Neither Facebook nor Google wants to undermine the existing MNOs and indeed a number of these initiatives have involved partnerships with the MNOs. But both companies want to see a wider range of ways of connecting with more data users and want to speed up this process. It would be wrong to see them as having a huge overarching plan but everything always adds to something.
It is worth noting that the new cables are private and do not appear to be open access. The intentions are positive and almost certainly market-disrupting. Bandwidth is being offered in Nigeria at under US$10 per mbps and lower. Google’s new cable – even if it only matched these prices - will over time bring the base figure below US$5 per mbps and probably even lower. These should underpin retail data commodity prices for a mass audience in many African countries.
The winners will be Africa’s current and future data users but it will put more power in the hands of Facebook and Google in the long-term. They will become the go-to “anchor investors”. If Facebook builds an eastern seaboard cable, it’s unlikely that any of the previously discussed cables will be built.
The hardest hit of the Africa’s existing cables are those that have come last to the party like SACS and SAIL (which is not yet operational). According to Antonio Nunes, CEO, Angola Cables sales on SACS have been much, much slower than its sales on Monet (the cable connecting Brazil to the USA) and it still has a lot of capacity to sell. And as he notes:”We’re offering low prices in Nigeria. It’s a problem (for us) but it’s good for the consumer.”
Angola Cables is also part of the WACS consortium so is able to deliver across many African countries. Most companies are buying 1gbps or lower but the Nigerian customers are buying “big chunks”.

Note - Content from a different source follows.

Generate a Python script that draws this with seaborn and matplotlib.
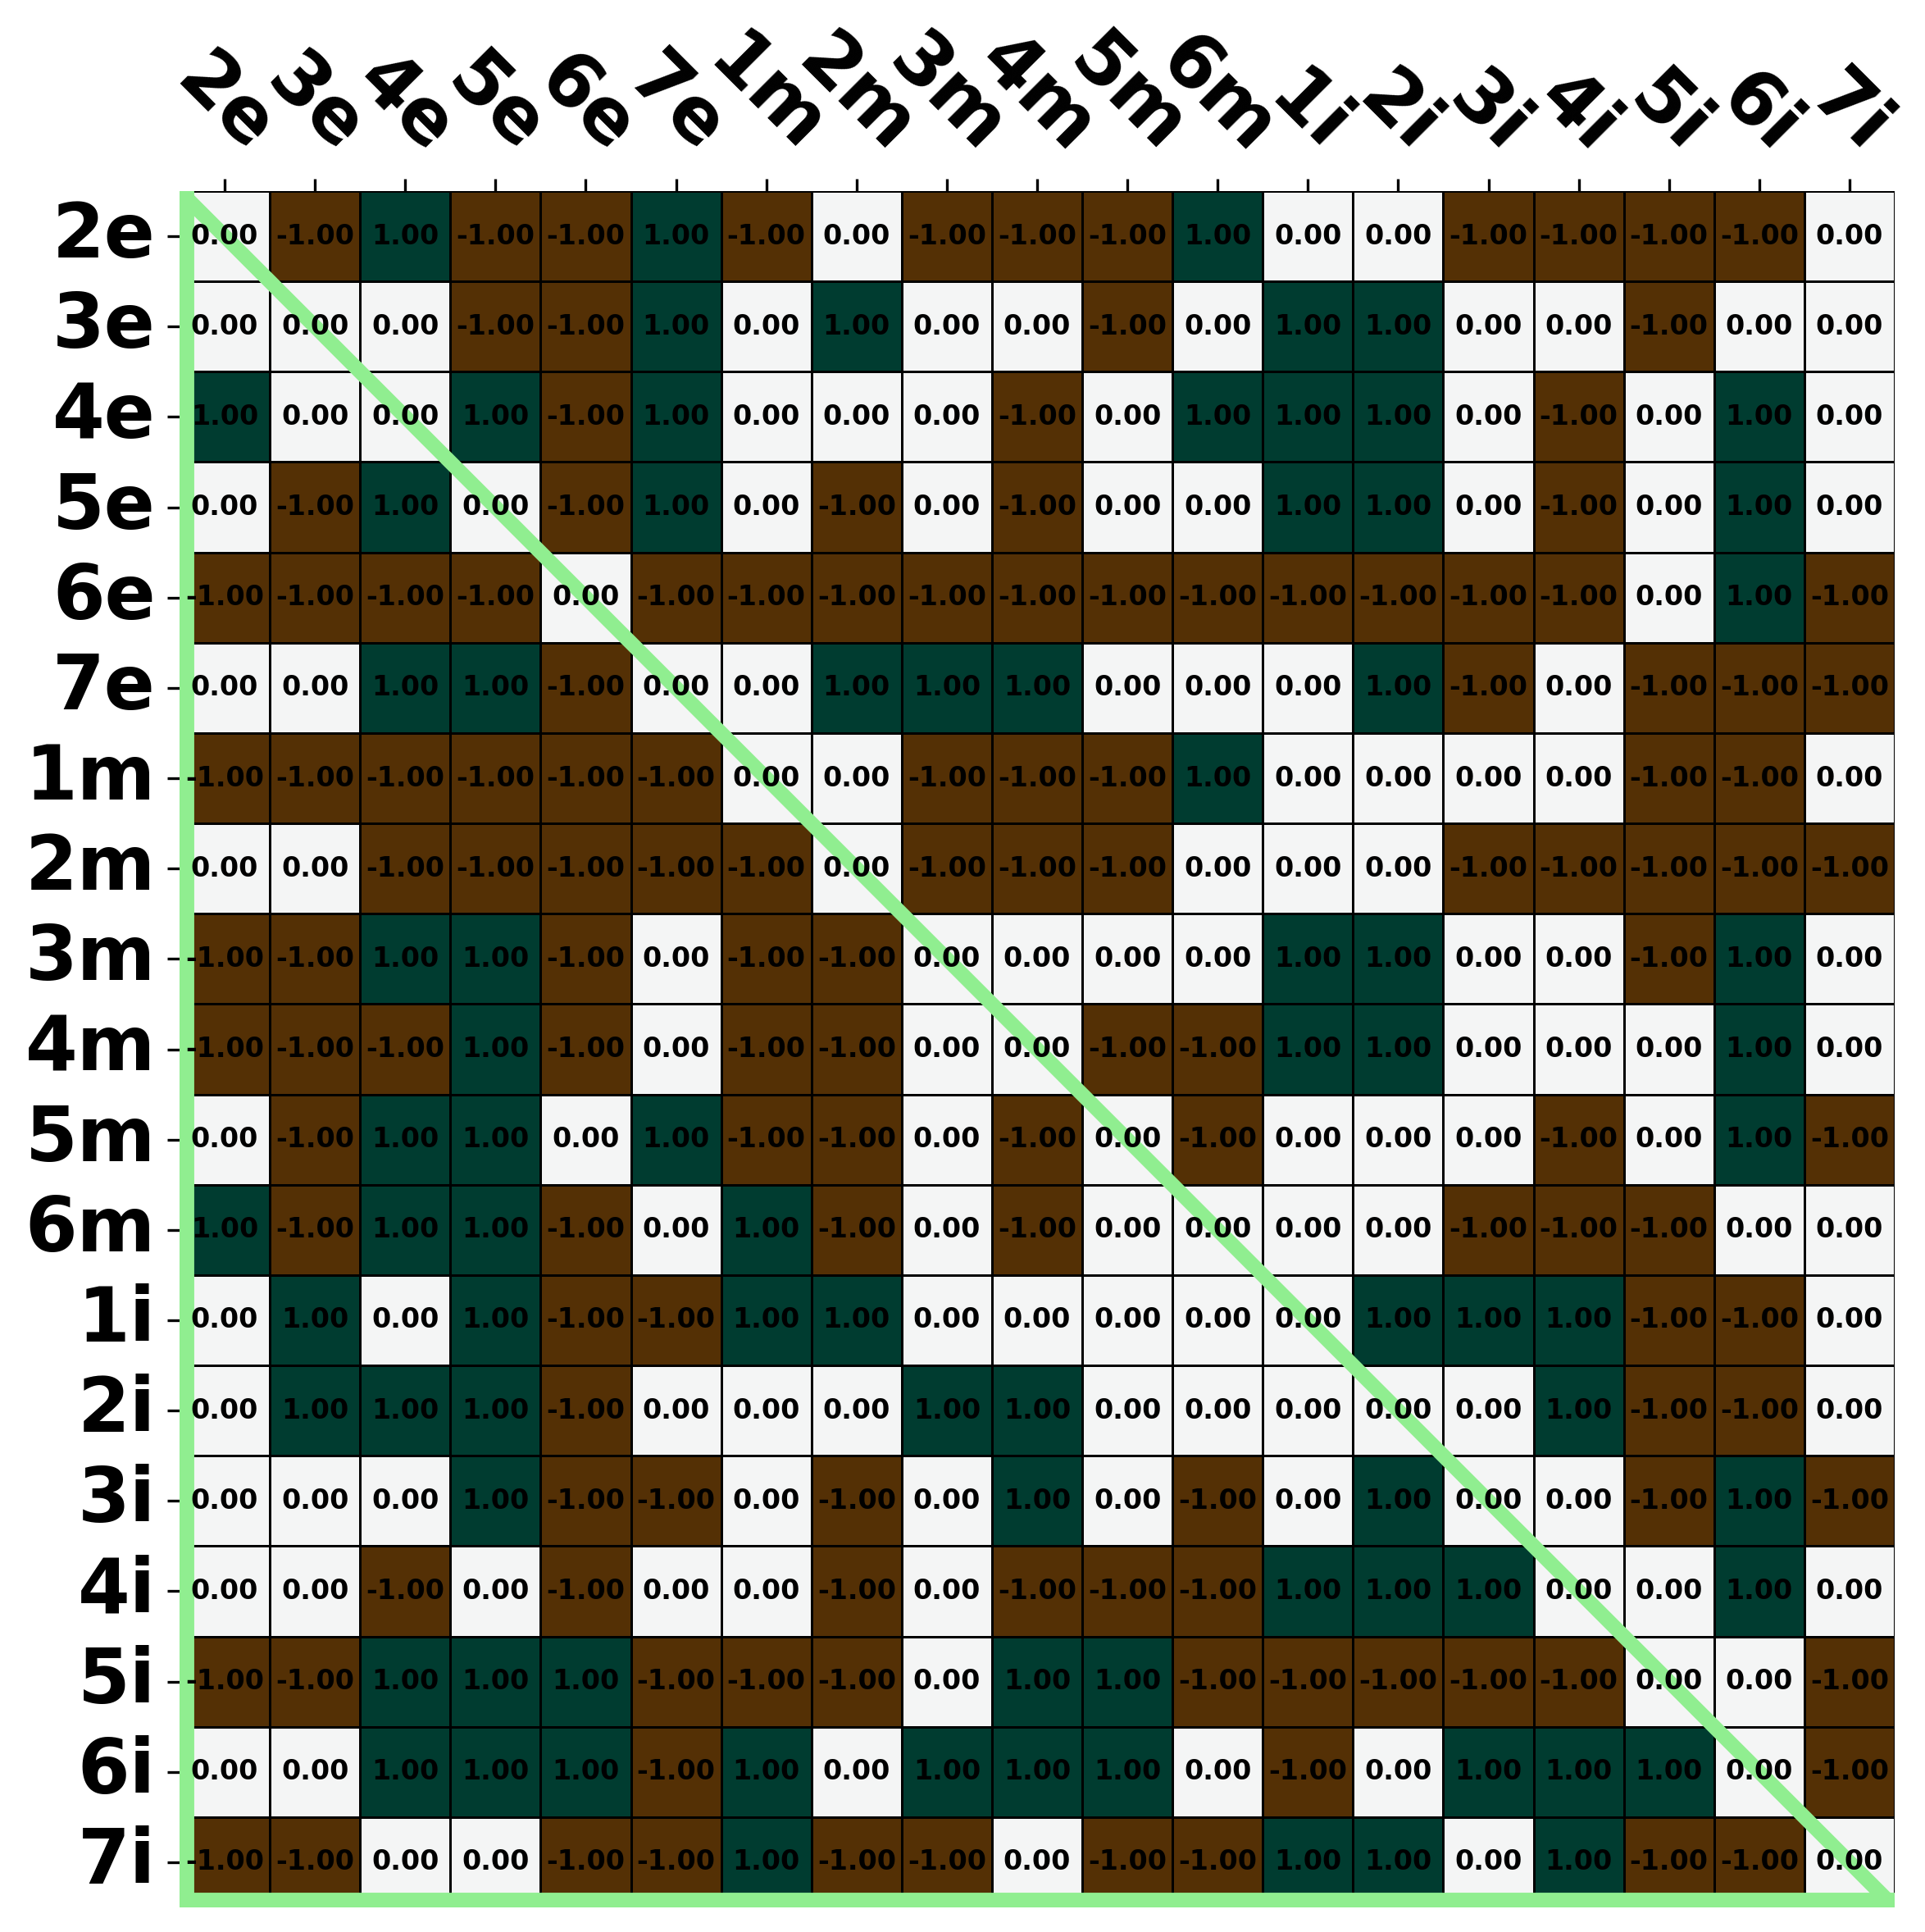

He is concerned that the OTTs are building more capacity when plenty already exists:”The OTTs are still planning cables when we have capacity. But they say they want two cables for redundancy. It’s a big challenge to convince them to use existing capacity…They don’t have a problem of cash. They want their own infrastructure.” He says he’s been in constant conversation with them to try and convince the otherwise and hopes eventually, like “water on a stone”, he will convince them. Angola Cables and Google are both co-investors in the Monet cable.
He is caught between the “low-price, high-volume” market of Brazil and the “high-price, lower volume market” of Angola, its home base. He knows that prices should and will come down in Angola but domestic delivery costs are high.
”Some of our Angolan customers need last mile connectivity. We pay more for last mile connectivity from one point of the city to another than we pay for Luanda to Lisbon. If we’re able to optimize costs, things will change. We’re trying to convince local operators to decrease costs and we will generate more business. I’m confident (if we do that) the market will grow. We’re trying to create volume in Angola. It will be more or less the same revenues but more traffic in the market.”
”There will be a third mobile operator and it will be a very welcome development. More competition will lead to more demand. We’re just waiting for the process to be finalized.”
“Also people are more conscious about technology in Angola and there are lots of start-ups. Young people are using the cloud and internet solutions. For example, there are two Uber like ride-hailing apps, one of which is called Tupuka. There’s also another one for food delivery and yet another for online shopping.”